» **REQUIREMENTS**
Count every line that has the word "matplotlib". Give the number, without anything more.

※

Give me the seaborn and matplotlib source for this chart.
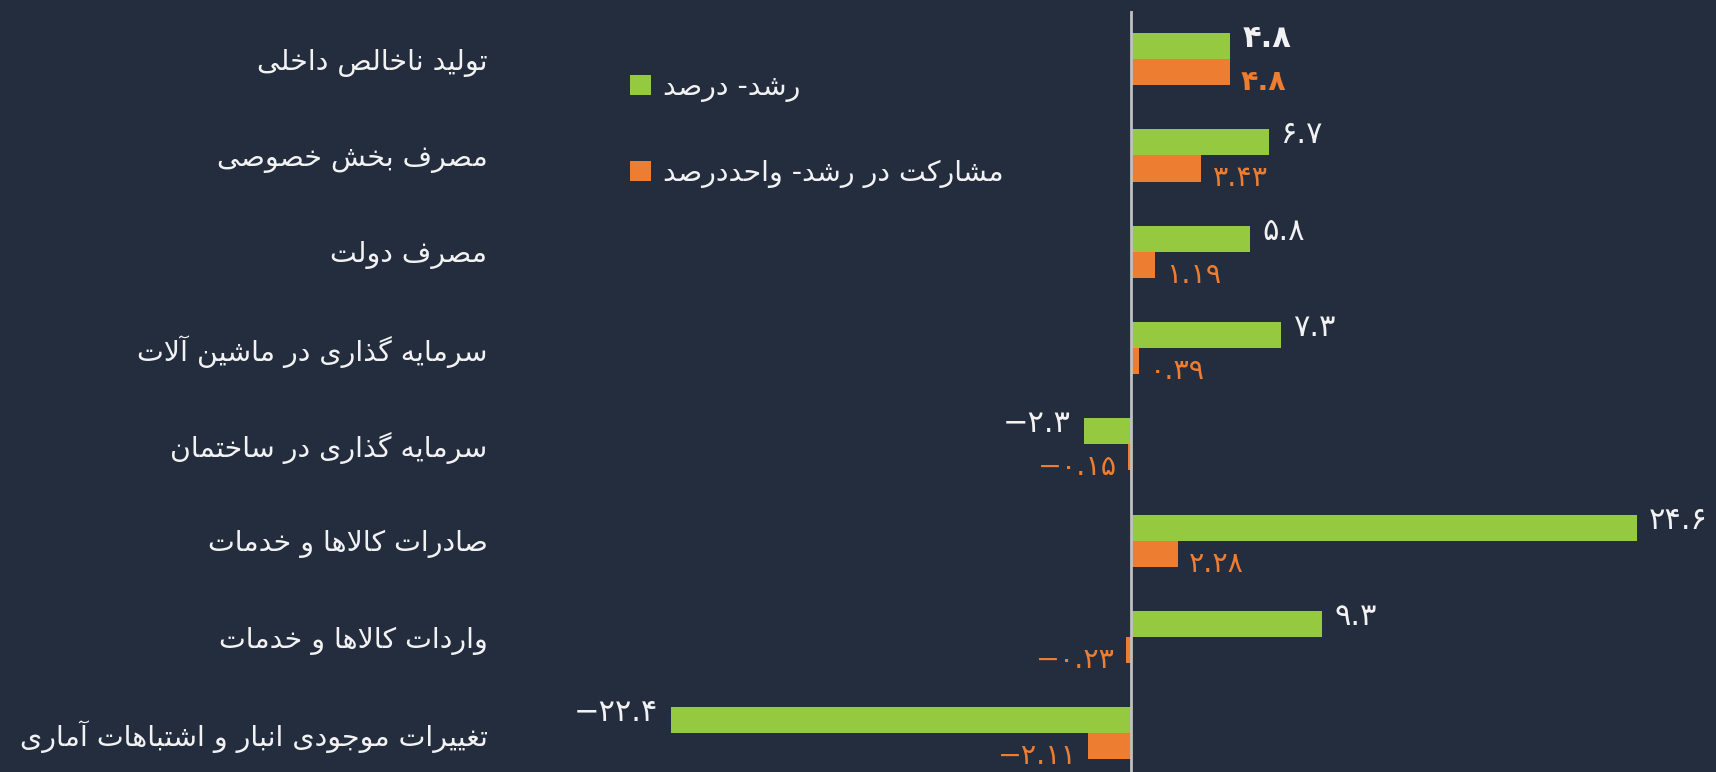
import numpy as np
import pandas as pd
import matplotlib as mpl
mpl.use('Agg')
import matplotlib.pyplot as plt
import seaborn as sns

# ============================================ #
# data
# ============================================ #

categories = ["تولید ناخالص داخلی",
              "مصرف بخش خصوصی",
              "مصرف دولت",
              "سرمایه گذاری در ماشین آلات",
              "سرمایه گذاری در ساختمان",
              "صادرات کالاها و خدمات",
              "واردات کالاها و خدمات",
              "تغییرات موجودی انبار و اشتباهات آماری"]
growth = [4.8, 6.7, 5.8, 7.3, -2.3, 24.6, 9.3, -22.4]          # رشد- درصد
contrib = [4.8, 3.43, 1.19, 0.39, -0.15, 2.28, -0.23, -2.11]    # مشارکت در رشد
series = ["رشد- درصد", "مشارکت در رشد- واحددرصد"]

BG = '#242d3e'
GREEN = '#95c940'
ORANGE = '#ed7d31'
TXT = '#f2f2f2'

# ============================================ #
# tiny persian shaper (matplotlib has no text shaping)
# ============================================ #

# isolated, final, initial, medial
FORMS = {
    'ا': ('\uFE8D', '\uFE8E', None, None),
    'آ': ('\uFE81', '\uFE82', None, None),
    'ب': ('\uFE8F', '\uFE90', '\uFE91', '\uFE92'),
    'پ': ('\uFB56', '\uFB57', '\uFB58', '\uFB59'),
    'ت': ('\uFE95', '\uFE96', '\uFE97', '\uFE98'),
    'ث': ('\uFE99', '\uFE9A', '\uFE9B', '\uFE9C'),
    'ج': ('\uFE9D', '\uFE9E', '\uFE9F', '\uFEA0'),
    'چ': ('\uFB7A', '\uFB7B', '\uFB7C', '\uFB7D'),
    'ح': ('\uFEA1', '\uFEA2', '\uFEA3', '\uFEA4'),
    'خ': ('\uFEA5', '\uFEA6', '\uFEA7', '\uFEA8'),
    'د': ('\uFEA9', '\uFEAA', None, None),
    'ذ': ('\uFEAB', '\uFEAC', None, None),
    'ر': ('\uFEAD', '\uFEAE', None, None),
    'ز': ('\uFEAF', '\uFEB0', None, None),
    'ژ': ('\uFB8A', '\uFB8B', None, None),
    'س': ('\uFEB1', '\uFEB2', '\uFEB3', '\uFEB4'),
    'ش': ('\uFEB5', '\uFEB6', '\uFEB7', '\uFEB8'),
    'ص': ('\uFEB9', '\uFEBA', '\uFEBB', '\uFEBC'),
    'ض': ('\uFEBD', '\uFEBE', '\uFEBF', '\uFEC0'),
    'ط': ('\uFEC1', '\uFEC2', '\uFEC3', '\uFEC4'),
    'ظ': ('\uFEC5', '\uFEC6', '\uFEC7', '\uFEC8'),
    'ع': ('\uFEC9', '\uFECA', '\uFECB', '\uFECC'),
    'غ': ('\uFECD', '\uFECE', '\uFECF', '\uFED0'),
    'ف': ('\uFED1', '\uFED2', '\uFED3', '\uFED4'),
    'ق': ('\uFED5', '\uFED6', '\uFED7', '\uFED8'),
    'ک': ('\uFB8E', '\uFB8F', '\uFB90', '\uFB91'),
    'گ': ('\uFB92', '\uFB93', '\uFB94', '\uFB95'),
    'ل': ('\uFEDD', '\uFEDE', '\uFEDF', '\uFEE0'),
    'م': ('\uFEE1', '\uFEE2', '\uFEE3', '\uFEE4'),
    'ن': ('\uFEE5', '\uFEE6', '\uFEE7', '\uFEE8'),
    'ه': ('\uFEE9', '\uFEEA', '\uFEEB', '\uFEEC'),
    'و': ('\uFEED', '\uFEEE', None, None),
    'ی': ('\uFBFC', '\uFBFD', '\uFBFE', '\uFBFF'),
}
LAM_ALEF = {'ا': ('\uFEFB', '\uFEFC'), 'آ': ('\uFEF5', '\uFEF6')}


def joins_next(c):
    return c in FORMS and FORMS[c][2] is not None


def fa(text):
    chars = list(text)
    n = len(chars)
    res = []
    i = 0
    while i < n:
        c = chars[i]
        prev = chars[i - 1] if i > 0 else None
        cp = prev is not None and joins_next(prev)
        if c == 'ل' and i + 1 < n and chars[i + 1] in LAM_ALEF:
            lig = LAM_ALEF[chars[i + 1]]
            res.append(lig[1] if cp else lig[0])
            i += 2
            continue
        if c not in FORMS:
            res.append(c)
            i += 1
            continue
        nxt = chars[i + 1] if i + 1 < n else None
        cn = joins_next(c) and nxt is not None and nxt in FORMS
        iso, fin, ini, med = FORMS[c]
        if cp and cn:
            g = med
        elif cp:
            g = fin
        elif cn:
            g = ini
        else:
            g = iso
        res.append(g)
        i += 1
    return ''.join(reversed(res))


def fa_num(v):
    s = str(v).translate(str.maketrans('0123456789', '۰۱۲۳۴۵۶۷۸۹'))
    return s.replace('-', '\u2212')


# ============================================ #
# style
# ============================================ #

sns.set_theme(style='white')
plt.rcParams['font.family'] = ['DejaVu Sans']

cats_fa = [fa(c) for c in categories]
series_fa = [fa(s) for s in series]

df = pd.DataFrame({
    'cat': cats_fa * 2,
    'val': growth + contrib,
    'series': [series_fa[0]] * len(cats_fa) + [series_fa[1]] * len(cats_fa),
})

W, H = 1716, 772
fig = plt.figure(figsize=(W / 100, H / 100), dpi=100, facecolor=BG)
ax = fig.add_axes([500 / W, 0, 1 - 500 / W, (H - 11) / H])
ax.set_facecolor(BG)

sns.barplot(data=df, y='cat', x='val', hue='series', orient='h',
            order=cats_fa, hue_order=series_fa,
            palette=[GREEN, ORANGE], saturation=1, width=0.54, gap=0,
            errorbar=None, linewidth=0, edgecolor='none', ax=ax)

px_per_unit = 20.55
ax.set_xlim(-(1131 - 500) / px_per_unit, (W - 1131) / px_per_unit)
ax.set_ylim(7.40, -0.5)

ax.axvline(0, color='#c0c0c0', lw=2, zorder=5)

for s in ax.spines.values():
    s.set_visible(False)
ax.set_xlabel('')
ax.set_ylabel('')
ax.tick_params(left=False, bottom=False, labelbottom=False,
               labelsize=20.5, labelcolor=TXT, pad=3)

# value labels
vals = [growth, contrib]
for k, cont in enumerate(ax.containers[:2]):
    color = TXT if k == 0 else ORANGE
    dy = 5.5 if k == 0 else -7
    pad = 9 if k == 0 else 8
    fs = 22 if k == 0 else 20.5
    for p in cont.patches:
        yc = p.get_y() + p.get_height() / 2
        idx = int(round(yc))
        v = vals[k][idx]
        xend = p.get_x() + p.get_width()
        sign = 1 if v >= 0 else -1
        ax.annotate(fa_num(v), xy=(xend, yc), xytext=(sign * pad, dy),
                    textcoords='offset points', va='center',
                    ha='left' if v >= 0 else 'right',
                    color=color, fontsize=fs,
                    fontweight='bold' if idx == 0 else 'normal',
                    annotation_clip=False)

sns.move_legend(ax, 'upper left', bbox_to_anchor=(630 / W, 1 - 73 / H),
                bbox_transform=fig.transFigure, frameon=False, title=None,
                fontsize=20.5, labelcolor=TXT, handlelength=0.75,
                handleheight=0.75, handletextpad=0.4, labelspacing=2.0,
                borderpad=0, borderaxespad=0)

fig.savefig('out.png', dpi=100, facecolor=BG)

※

» **PROBLEM SOLUTION**
4